Making a scatter diagram and drawing a line or curve is the primary investigation to assess the type of relationship between the variables. The knowledge gained from the scatter diagram can be used for further analysis of the data. In most of the cases the diagrams are not as simple as in figure (a). There are quite complicated diagrams and it is difficult to choose a proper mathematical model for representing the original data. The scatter diagram gives an indication of the appropriate model which should be used for further analysis with the help of method of least squares. Figure (b) shows that the points in the scatter diagram are falling from the top left corner to the right. This is a relation called inverse or indirect. The points are in the neighborhood of a certain line called the regression line.
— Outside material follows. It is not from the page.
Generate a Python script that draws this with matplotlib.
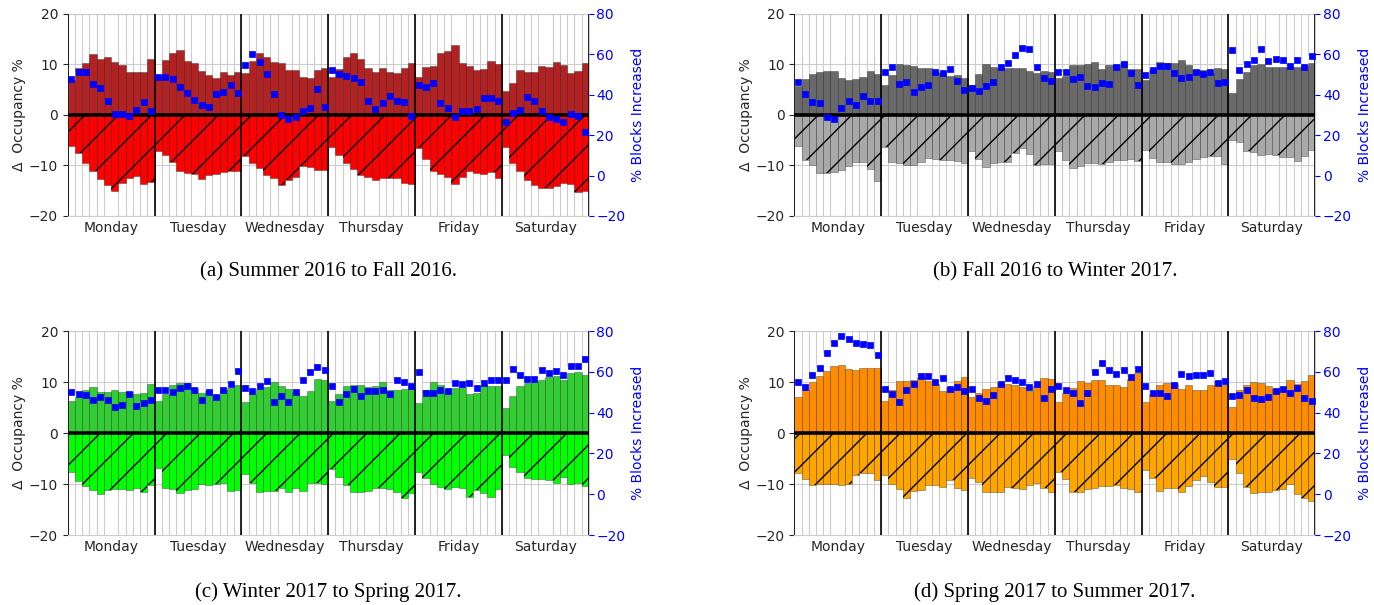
import numpy as np
import matplotlib
matplotlib.use("Agg")
import matplotlib.pyplot as plt
import seaborn as sns

# day labels, 12 hourly bins per day
days = ["Monday", "Tuesday", "Wednesday", "Thursday", "Friday", "Saturday"]
hours_per_day = 12

captions = ["(a) Summer 2016 to Fall 2016.", "(b) Fall 2016 to Winter 2017.",
            "(c) Winter 2017 to Spring 2017.", "(d) Spring 2017 to Summer 2017."]

# (a) Summer 2016 -> Fall 2016
inc_a = [7.0, 9.3, 10.2, 12.1, 11.1, 11.5, 10.4, 9.8, 8.5, 8.5, 8.5, 11.1,
         7.7, 10.8, 12.3, 12.9, 10.6, 10.2, 8.7, 7.9, 7.4, 8.5, 7.9, 8.6,
         8.3, 10.6, 12.3, 11.5, 10.4, 10.2, 8.9, 8.8, 7.6, 7.3, 8.9, 9.2,
         7.5, 9.0, 11.4, 12.2, 11.1, 9.2, 8.5, 9.2, 8.5, 8.4, 9.2, 10.3,
         7.5, 9.5, 9.6, 12.3, 12.6, 13.8, 10.2, 9.7, 8.8, 9.0, 10.6, 10.0,
         4.7, 6.4, 8.9, 8.6, 8.5, 9.6, 9.4, 10.4, 9.8, 8.3, 8.7, 10.2]
dec_a = [-6.2, -7.5, -9.6, -11.0, -12.7, -13.9, -15.0, -13.4, -12.5, -12.1, -13.6, -13.2,
         -7.1, -8.0, -9.4, -11.0, -11.5, -11.7, -12.6, -11.8, -11.7, -11.3, -11.0, -11.1,
         -8.2, -9.6, -10.6, -11.9, -12.5, -13.9, -12.8, -12.2, -10.1, -10.4, -10.8, -10.8,
         -6.4, -8.0, -9.6, -10.7, -11.8, -12.3, -12.9, -12.5, -12.5, -12.5, -13.5, -13.7,
         -6.6, -8.7, -11.1, -11.7, -12.3, -13.6, -12.3, -11.1, -11.5, -11.7, -11.3, -12.5,
         -6.4, -9.6, -11.0, -12.9, -13.8, -14.4, -14.4, -14.0, -13.4, -13.6, -15.2, -15.1]
blk_a = [47.7, 51.3, 51.3, 45.4, 43.4, 36.9, 30.3, 30.7, 29.7, 32.6, 36.6, 32.1,
         48.7, 48.7, 47.7, 43.8, 41.1, 37.2, 35.1, 33.9, 40.2, 41.5, 44.6, 40.7,
         54.6, 60.2, 56.1, 50.5, 40.3, 29.8, 28.0, 29.0, 31.8, 33.4, 42.6, 34.1,
         52.1, 50.3, 49.3, 48.2, 46.2, 36.7, 32.8, 35.7, 39.5, 36.7, 36.6, 29.3,
         44.6, 44.0, 45.7, 35.7, 33.4, 29.1, 32.2, 32.2, 32.8, 38.5, 38.5, 36.7,
         26.7, 31.0, 32.5, 38.7, 36.7, 32.0, 29.0, 28.0, 26.6, 30.7, 29.3, 21.6]

# (b) Fall 2016 -> Winter 2017
inc_b = [5.8, 7.2, 8.1, 8.5, 8.7, 8.7, 7.4, 7.0, 7.1, 7.6, 8.7, 8.1,
         5.9, 8.0, 10.0, 9.9, 9.6, 9.3, 9.3, 8.5, 8.3, 7.7, 8.0, 7.4,
         6.0, 8.1, 10.0, 9.5, 9.2, 9.2, 9.2, 9.3, 8.7, 8.4, 8.7, 8.5,
         7.3, 7.8, 9.8, 9.8, 10.1, 10.4, 9.1, 9.9, 9.8, 10.3, 9.1, 9.0,
         7.0, 8.9, 10.4, 10.2, 10.2, 10.8, 9.8, 8.9, 8.9, 8.4, 9.2, 9.0,
         4.4, 7.2, 8.5, 9.8, 10.0, 9.5, 9.4, 9.4, 9.5, 9.4, 9.7, 10.3]
dec_b = [-6.2, -8.9, -9.9, -11.4, -11.5, -11.3, -10.9, -10.1, -9.4, -9.3, -10.7, -13.1,
         -6.4, -9.4, -9.6, -9.9, -9.9, -9.4, -8.6, -8.7, -8.9, -9.0, -9.2, -9.6,
         -7.2, -8.8, -10.3, -9.6, -9.4, -9.4, -7.6, -6.6, -7.7, -10.0, -9.8, -9.8,
         -7.1, -8.9, -10.5, -10.2, -9.6, -9.6, -9.8, -9.4, -9.0, -8.9, -8.7, -9.2,
         -7.0, -8.5, -9.3, -9.3, -9.7, -9.7, -9.3, -8.7, -8.4, -8.2, -8.1, -9.8,
         -4.9, -5.4, -7.2, -7.3, -8.0, -7.7, -8.0, -8.3, -8.3, -9.2, -8.2, -6.9]
blk_b = [46.2, 40.5, 36.2, 35.7, 29.0, 28.2, 33.4, 36.7, 34.9, 39.5, 36.7, 37.0,
         51.5, 53.6, 45.2, 46.2, 41.6, 43.9, 44.8, 51.5, 50.7, 52.8, 46.7, 42.5,
         43.4, 41.8, 44.3, 46.2, 53.6, 55.9, 59.5, 63.3, 62.6, 53.6, 48.4, 47.0,
         51.5, 51.2, 47.6, 48.7, 44.4, 43.6, 45.7, 45.2, 53.9, 55.2, 50.7, 44.8,
         50.0, 52.0, 54.4, 54.1, 50.7, 48.4, 48.7, 51.2, 50.2, 51.5, 45.9, 46.1,
         62.0, 52.3, 55.4, 57.0, 62.6, 56.7, 57.9, 57.4, 54.4, 57.4, 53.9, 59.0]

# (c) Winter 2017 -> Spring 2017
inc_c = [6.2, 7.0, 8.5, 9.0, 8.1, 8.0, 8.4, 8.1, 8.1, 7.7, 7.9, 9.6,
         6.2, 7.7, 9.4, 9.9, 9.8, 8.9, 7.9, 8.2, 7.5, 8.5, 8.9, 9.5,
         6.1, 7.7, 8.7, 9.0, 10.0, 9.2, 8.7, 8.1, 7.3, 8.3, 10.6, 10.4,
         6.2, 7.7, 9.2, 9.5, 9.4, 9.0, 9.3, 10.0, 8.5, 8.5, 8.7, 8.7,
         5.9, 8.5, 10.0, 9.5, 8.5, 8.9, 9.0, 7.7, 7.9, 9.2, 9.3, 9.3,
         4.9, 7.2, 9.2, 9.8, 10.0, 10.4, 11.0, 11.1, 10.5, 11.8, 11.9, 11.3]
dec_c = [-7.7, -9.4, -10.4, -11.1, -11.9, -11.1, -11.0, -11.0, -11.1, -10.7, -11.5, -10.2,
         -6.9, -10.7, -11.0, -11.8, -11.1, -10.9, -9.9, -10.2, -10.0, -9.8, -11.3, -11.1,
         -8.0, -9.8, -11.6, -11.3, -11.4, -10.8, -11.6, -10.8, -11.3, -9.7, -9.8, -10.0,
         -7.1, -8.7, -10.2, -11.6, -11.5, -11.3, -10.7, -10.7, -10.9, -11.5, -12.7, -11.7,
         -7.7, -8.9, -9.9, -10.5, -10.9, -10.5, -10.8, -12.5, -11.1, -11.8, -12.5, -11.0,
         -4.3, -6.6, -7.6, -8.8, -9.1, -9.0, -9.2, -9.7, -8.7, -10.0, -9.8, -10.4]
blk_c = [50.2, 49.4, 48.9, 46.4, 47.6, 46.1, 42.6, 43.6, 49.2, 43.1, 44.9, 46.2,
         51.3, 51.3, 50.0, 52.1, 53.3, 51.3, 46.1, 50.0, 47.9, 51.3, 54.0, 60.2,
         52.1, 50.5, 53.3, 55.6, 45.4, 48.2, 45.4, 50.3, 56.1, 60.0, 62.6, 61.1,
         53.0, 45.2, 49.2, 51.5, 48.4, 50.8, 50.8, 51.3, 49.2, 56.2, 54.9, 53.1,
         59.8, 49.7, 49.7, 51.3, 50.8, 54.4, 53.9, 54.4, 52.3, 54.6, 56.1, 56.1,
         56.1, 61.5, 58.4, 56.4, 56.7, 61.1, 59.5, 60.2, 58.5, 63.1, 63.1, 66.4]

# (d) Spring 2017 -> Summer 2017
inc_d = [7.0, 8.5, 10.0, 11.1, 12.1, 13.2, 13.4, 12.6, 12.3, 12.7, 12.7, 12.7,
         6.3, 8.4, 10.2, 10.2, 10.4, 11.0, 10.3, 9.6, 8.2, 8.9, 10.2, 11.0,
         7.0, 7.8, 8.7, 9.0, 10.0, 9.7, 9.4, 9.0, 8.2, 9.3, 10.8, 10.6,
         6.1, 7.9, 8.9, 10.2, 9.8, 10.5, 10.4, 9.4, 9.4, 9.0, 10.7, 11.7,
         6.1, 7.7, 9.5, 9.8, 9.8, 8.7, 9.5, 8.5, 8.4, 9.5, 10.2, 9.5,
         5.1, 8.4, 9.4, 10.0, 9.8, 9.2, 8.7, 9.0, 10.4, 9.6, 10.2, 11.3]
dec_d = [-7.8, -9.0, -10.2, -10.0, -9.9, -9.9, -10.2, -9.9, -8.3, -7.9, -7.9, -9.2,
         -8.2, -10.0, -10.9, -12.7, -11.3, -11.1, -10.2, -10.2, -10.5, -9.2, -10.8, -11.1,
         -8.9, -9.6, -11.5, -11.5, -11.5, -10.6, -10.8, -10.9, -10.2, -9.7, -10.8, -11.5,
         -7.7, -9.0, -11.5, -11.5, -10.9, -10.8, -10.4, -10.4, -10.2, -10.8, -11.0, -11.5,
         -7.3, -8.9, -11.3, -10.7, -10.7, -11.5, -10.4, -9.3, -8.4, -9.6, -10.5, -10.5,
         -5.0, -7.9, -10.5, -11.7, -11.6, -11.5, -11.1, -11.0, -10.0, -12.0, -12.8, -13.3]
blk_d = [55.1, 52.6, 58.7, 62.0, 69.2, 74.3, 77.5, 75.9, 74.1, 73.8, 73.1, 68.5,
         51.5, 49.2, 45.1, 51.1, 53.9, 58.0, 58.0, 55.2, 57.0, 51.8, 52.5, 50.5,
         51.5, 47.2, 45.9, 48.7, 54.1, 57.0, 56.2, 55.2, 52.5, 54.3, 47.0, 51.6,
         53.0, 51.0, 49.7, 44.9, 49.7, 59.8, 64.6, 61.0, 59.0, 60.7, 57.4, 61.6,
         53.1, 49.7, 49.5, 48.2, 53.4, 59.2, 58.2, 58.5, 58.5, 59.5, 54.6, 55.7,
         48.0, 48.5, 51.0, 47.4, 46.6, 47.7, 50.5, 51.8, 49.7, 52.1, 47.0, 45.7]

inc_colors = ["firebrick", "dimgray", "limegreen", "darkorange"]
dec_colors = ["red", "darkgray", "lime", "orange"]

sns.set_style("whitegrid")
plt.rcParams["font.family"] = ["DejaVu Sans"]
plt.rcParams["font.size"] = 10

fig = plt.figure(figsize=(13.74, 6.05), dpi=100)

# axes boxes (left, bottom, width, height) in figure fraction
boxes = [[0.0493, 0.643, 0.3792, 0.334],
         [0.5781, 0.643, 0.3792, 0.334],
         [0.0493, 0.1157, 0.3792, 0.337],
         [0.5781, 0.1157, 0.3792, 0.337]]
caption_y = [0.550, 0.550, 0.021, 0.021]

panels = [(inc_a, dec_a, blk_a), (inc_b, dec_b, blk_b),
          (inc_c, dec_c, blk_c), (inc_d, dec_d, blk_d)]
n = len(days) * hours_per_day
x = np.arange(n)
edge = (0, 0, 0, 0.3)

for k, (inc, dec, blk) in enumerate(panels):
    ax = fig.add_axes(boxes[k])
    ax2 = ax.twinx()
    ax2.set_ylim(-20, 80)

    # white backing bars up to the blocks value (right axis units)
    ax.bar(x, np.array(blk) - 30, bottom=30, width=1, align="edge",
           color="white", linewidth=0, zorder=1, transform=ax2.transData)
    ax.bar(x, inc, width=1, align="edge", color=inc_colors[k],
           edgecolor=edge, linewidth=0.7, zorder=2)
    ax.bar(x, dec, width=1, align="edge", color=dec_colors[k],
           edgecolor=edge, linewidth=0.7, zorder=2)
    # black hatch on top of the decrease bars
    ax.bar(x, dec, width=1, align="edge", facecolor="none",
           edgecolor="black", linewidth=0, hatch="/", zorder=2.5)
    ax.axhline(0, color="black", lw=2.6, zorder=4)
    for d in range(len(days) + 1):
        ax.axvline(d * hours_per_day, color="black", lw=1.2, zorder=4)

    ax.set_xlim(0, n)
    ax.set_ylim(-20, 20)
    ax.set_yticks([-20, -10, 0, 10, 20])
    ax.set_xticks([d * hours_per_day + hours_per_day / 2 for d in range(len(days))], days)
    ax.set_xticks(range(n + 1), minor=True)
    ax.grid(True, which="minor", axis="x", color=".8", lw=0.8)
    ax.grid(False, which="major", axis="x")
    ax.tick_params(axis="x", pad=0)
    ax.set_ylabel("Δ  Occupancy %", labelpad=2)

    ax2.plot(x + 0.5, blk, "s", color="blue", ms=5, mew=0.5, ls="none", zorder=5)
    ax2.set_yticks(range(-20, 81, 20))
    ax2.grid(False)
    ax2.tick_params(axis="y", colors="blue", pad=2)
    ax2.set_ylabel("% Blocks Increased", color="blue")
    for s in ax2.spines.values():
        s.set_visible(False)

    fig.text(boxes[k][0] + boxes[k][2] / 2, caption_y[k], captions[k],
             ha="center", va="center", family="Liberation Serif",
             fontsize=15, color="black")

fig.savefig("out.png", dpi=100)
As long as the scattered points show closeness to a straight line of some direction, we draw a straight line to represent the sample data. But when the points do not lie around a straight line, we do not draw the regression line. Figure (c) shows that the plotted points have a tendency to fall from left to right in the form of a curve. This is a relation called non-linear or curvilinear. Figure (d) shows the points which apparently do not follow any pattern. If $X$ takes a small value, $Y$ may take a small or large value. There seems to be no sympathy between $X$ and $Y$. Such a diagram suggests that there is no relationship between the two variables.